Old McDonald had a farm and there was an ewe on it.

An ewe that smells and eats  grass and makes a horrendous bahhhhhh sound and is regarded as an animal on the--ahem--less-intelligent side.

 Sheep are known to be stubborn, they are known to follow blindly, to walk right behind another off a cliff.

Great.

Until it really did become great and I read the Words about a Shepherd, and how we are His sheep.

I am the good shepherd a Savior says,
My sheep listen to my voice; 
I know them and they follow me. 
I give them eternal life, and they shall never die. 
No one can snatch them away from me.
(John 10:14,27-30 GNT)

Embracing my name, the name of one who is stubborn, helpless, really quite clueless, and utterly in need of a Shepherd, I am secure.

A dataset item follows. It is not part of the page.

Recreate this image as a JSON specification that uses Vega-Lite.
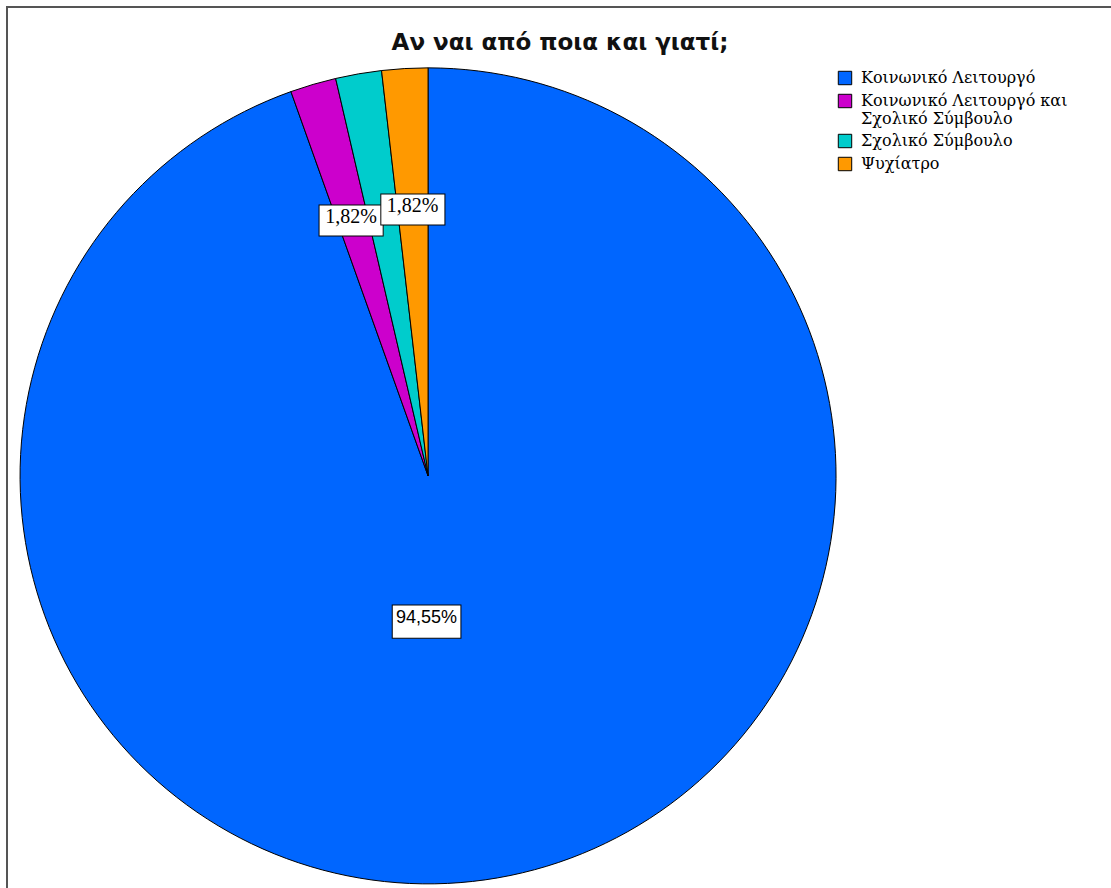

Humility becomes my cry as I resolve to assume my role, not as the master of my plans, nor seeking an exhaustible pasture based on my truly crippled understanding of what is good for me, of what the real prize is.

No, I will cry out that I am the one who needs help, who can't eat, walk, live, behave, speak, think, feel without that Good Shepherd.

Yes, the sweet green pastures and the delightful light in the dark valleys, that is the positioning myself to be a sheep. That is joy.

Will you join me in this flock? Of knowing what it means to be a sheep, all to be known by a Shepherd who saves again and again and carries us into eternity and life in all its fullness?